How to convert non-linear constraint $s_{k} = \min(t_i y_{ik})$ to MIP constraint?

Here, $t_i$ is a positive decision variable and $y_{ik}$ is a binary decision variable.

Answer 1

Disclaimer: This answers the question as posted, which (based on a comment below) is apparently not what was intended. I have a second answer below for what I believe was intended.

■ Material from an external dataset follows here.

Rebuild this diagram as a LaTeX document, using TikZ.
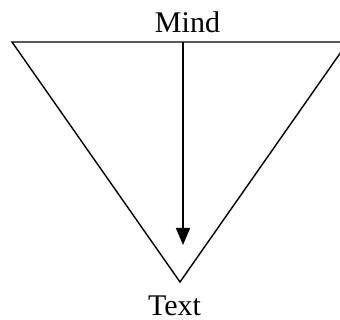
\documentclass[tikz,border=0pt]{standalone}
\usepackage{fontspec}
\setmainfont{Liberation Serif}
\usetikzlibrary{arrows.meta}
\begin{document}
\begin{tikzpicture}[x=1pt,y=1pt,
  edge/.style={line width=1.4pt,line join=miter},
  lbl/.style={font=\fontsize{30}{30}\selectfont,inner sep=0pt,anchor=base}]
\useasboundingbox (0,0) rectangle (340,320);
\clip (0,0) rectangle (340,320);
\coordinate (tl) at (12,278);
\coordinate (tr) at (348,278);
\coordinate (bv) at (180,38);
\coordinate (as) at (183,278);
\coordinate (ae) at (183,75);
\draw[edge] (tl) -- (tr) -- (bv) -- cycle;
\draw[line width=1.6pt,-{Triangle[length=17pt,width=14pt]}] (as) -- (ae);
\node[lbl] (mind) at (187.5,287) {Mind};
\node[lbl] (text) at (174.5,4) {Text};
\end{tikzpicture}
\end{document}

Given the clarification in the comment, it should be sufficient to enforce $s_k \le t_i \cdot y_{ik}$ for all $i.$ Since cost is a decreasing function of $s_k,$ any optimal solution will automatically use the largest possible value of $s_k.$

Assuming you know an upper bound $T_i$ for $t_i,$ you just need the following constraints for each $k:$ $$s_k \le t_i\quad\forall i$$ and $$s_k \le T_i\cdot y_{ik}\quad\forall i.$$ If any $y_{ik}$ is 0, $s_k$ will be 0. Otherwise, $s_k$ will be set to the smallest $t_i.$

Answer 2

The following answers what appears to have been the intended question: how to model the constraint that $s_k = \min \lbrace t_i | y_{ik}=1 \rbrace$ with the minimum of an empty set taken to be 0 (i.e., $s_k=0$ if $y_{ik}=0$ for all $i.$

Assume that $i$ runs from 1 to $N$ and that $M_k$ is a valid upper bound for $s_k \ge 0.$ Introduce binary variables $z_{ik}$ for $i=0,\dots,N$ along with the following constraints: $$\sum_{i=0}^N z_{ik}=1\quad (1)$$ $$z_{ik}\le y_{ik} \quad i=1,\dots,N\quad (2)$$ $$\sum_{i=1}^N y_{ik} \le N(1-z_{0k})\quad (3)$$ $$s_k = \sum_{i=1}^N t_i z_{ik} \quad (4)$$ $$s_k \le t_i + M_k(1 - y_{ik})\quad i=1,\dots,N\quad (5).$$ Variable $z_{ik}$ selects which $t_i$ will be the value of $s_k$ (or sets $s_k=0$ if $z_{0k}=1$). Constraint (4) enforces that, and constraint (1) enforces selection of a single $i.$ Constraint (2) says that we cannot select an $i\in \lbrace 1,\dots,N\rbrace$ unless $y_{ik}=1.$ Constraint (3) says that we can only set $z_{0k}=1$ if all $y_{ik}=0.$ Finally, constraint (5) ensures $s_k \le t_i$ whenever $y_{ik} = 1.$

An alternative to (3) is $$y_{ik} \le 1-z_{0k}\quad i=1,\dots,N\quad (3').$$ (3') makes the formulation a bit larger but a bit tighter.